Etwas fürs Auge bot Roxana Incontrera. Mit Schäfermantel, Hut und Stab ausgestattet bot sie während der kommenden Schäferliedern auch mal einen kleinen Tanzschritt dar. So unterhalten ließ sich die verbleibende Zuhörerschaft auf den zweiten Konzertteil ein, in dem Orlando Niz überaus schlicht und angenehm zwei spanische Lieder sang. Allen Boxer durfte daraufhin auf, laut Programmheft gewolltem, Denglisch zwei fast lokalpatriotische Lieder aus der Feder seiner Kollegen darbieten. „Winter in Dresden, Weihnacht überall, der frischgeback´ne Stollen, der Semperopernball“ – solche Zeilen, wie auch das Konzept des Konzertes dürften dem Zuhörer auf der Suche nach einem roten Faden etwas wahllos erschienen sein.

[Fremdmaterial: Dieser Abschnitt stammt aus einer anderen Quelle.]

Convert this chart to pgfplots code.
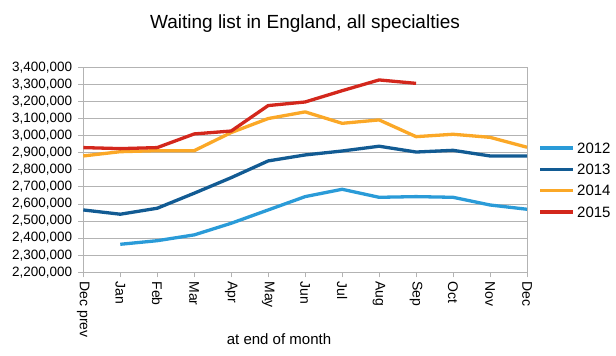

Wirklich skurril wirkte die Begegnung von Santa Claus, der in die Stadt kommen soll, stattdessen allerdings auf ganze Wagenladungen voller höchst opernhaftem Vibrato traf. Gala El Hadidi war zuvor noch angemessen mit der Verzierung ihrer Töne umgegangen, dieses so populäre Lied jedoch entfremdete sie damit stark. Da half auch die grandiose Begleitung nichts. Die Grenze zum Ulk übertrat die Interpretation von Aaron Pegram und Timothy Oliver von „Rudolph, the rednosed reindeer“, unterhielt jedoch das schläfrige Publikum durch Kostümierung mit Geweihen und Clownsnasen und wenigstens hier schlichtem, dem Lied angemessenem Gesang. Denn auch vom letzten Lied „Go, tell it on the Mountains“ durfte man nicht zu viel erwarten: Schon in ihrem ersten Stück hatte Tichina Vaughn nicht gerade durch saubere Tongebung geglänzt, so fehlte leider auch im letzten Stück der Soul.
Höflichen Applaus spendeten die Zuhörer dennoch. Kurz bevor er endgültig verebbte, viele waren schon auf dem Sprung, bedachten die Musiker das Publikum dennoch mit einer Zugabe, einer gemeinsamen Version von „Stille Nacht“. Auf die Einladung zum Mitsingen reagierten allerdings die Wenigsten. Während dieser ersten Aufführung des Weihnachtskonzerts der Semperoper war viel Schönes erklungen, und die Idee der internationalen Sicht auf Weihnachtslieder sicher gut gemeint. Doch eine Moderation des Abends wäre mehr als brauchbar gewesen. Hoffentlich ist das Publikum der verbleibenden Vorstellung weniger auf den traditionellen, nur deutschsprachigen Weihnachtsliederabend eingestellt. Und interessiert sich auch für Eindrücke aus anderen Ländern.